New York Times: “Visa Applications Pour In by Truckload Before Door Slams Shut”

Yesterday, Monday, April 3, was the first day that US Citizenship & Immigration Services (USCIS) began accepting H-1B specialized knowledge cap petitions for fiscal year 2018. At the USCIS California Service Center in Laguna Niguel, delivery trucks carrying H-1B petitions began arriving at dawn. While the official USCIS count of total petitions received won’t be released for at least a few weeks, many immigration experts are predicting more H-1B petitions will be filed than in the previous years because many are concerned of possible changes to the H-1B program under the Trump administration. For the last few years, USCIS has received so many petitions that they’ve closed the filing period after only one week. Last year USCIS received over 236,000 H-1B petitions in the filing period.

The H-1B program has been both praised by proponents as an essential tool to find skilled workers, and also criticized as a scheme used by some companies to displace US workers with cheaper foreign labor. President Trump has at times promised to overhaul it, and lawmakers from both parties have drafted bills to revise the program. At campaign rallies, Trump introduced laid-off Americans who had been tasked with training their foreign replacements at companies that included Disney. “We won’t let this happen anymore,” he said in one stump speech.

The Trump administration and USCIS are already making changes to the H-1B program. On Friday, USCIS announced that it was reversing its previous guidance stating that entry-level computer programming jobs automatically qualify as a “specialty occupation,” a change that could affect whether certain positions qualify for the H-1B. Yesterday, as petitions were piling in, USCIS also announced additional measures to further deter and detect H-1B visa fraud and abuse by increasing site visits for certain petitioners. “The H-1B visa program should help U.S. companies recruit highly-skilled foreign nationals when there is a shortage of qualified workers in the country,” USCIS states. “Yet, too many American workers who are as qualified, willing, and deserving to work in these fields have been ignored or unfairly disadvantaged. Protecting American workers by combating fraud in our employment-based immigration programs is a priority for USCIS.”
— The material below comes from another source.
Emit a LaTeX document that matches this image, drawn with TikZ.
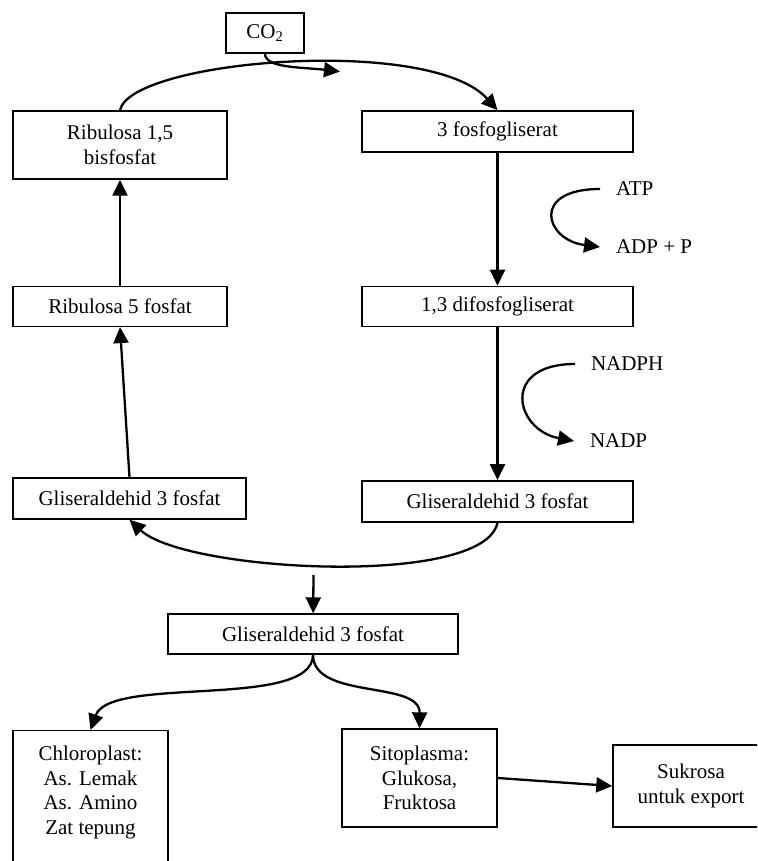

The Justice Department also warned that it would review any employer who discriminated against American workers by showing a preference for hiring H-1B workers. “The Justice Department will not tolerate employers’ misusing the H-1B visa process to discriminate against U.S. workers,” Thomas Wheeler, the head of the department’s civil rights division, said in a statement.

When the California Service Center opened Monday morning, the first FedEx truck in line carried 15,000 packages, courier Andrew Langyo told the New York Times. “We’re loaded, and we have more trucks coming,” said Langyo, who returned two hours later in the same truck.  The average H-1B petition is about two inches thick with some as wide as six inches and weighing several pounds, Bill Yates, a former director of the Vermont Service Center, which also processes H-1B petitions, tells the New York Times. Yates recalled some mishaps, like the time a driver headed for the Vermont Service Center drove fifty miles with his truck’s back door open, spilling its packages onto the road, a story that is sure to give immigration practitioners and hopeful H-1B visa recipients major anxiety.

Inside the California Service Center, a government-looking structure that has appeared in such movies as Coma and Outbreak, forty people wearing blue gloves sat around tables opening packages in the mailroom. In a huge warehouse staffed with approximately 1,500 workers those same packages were separated into regular cap cases and master’s cap cases. “This is the day we prepare for months and months in advance,” Donna P. Campagnolo, the center’s deputy director, tells the New York Times. Why has the government has not digitized the process? Campagnolo says: “There’s obviously a lot of paper. There’s no denying it.” The biggest challenge, she says, is “trash overflow.”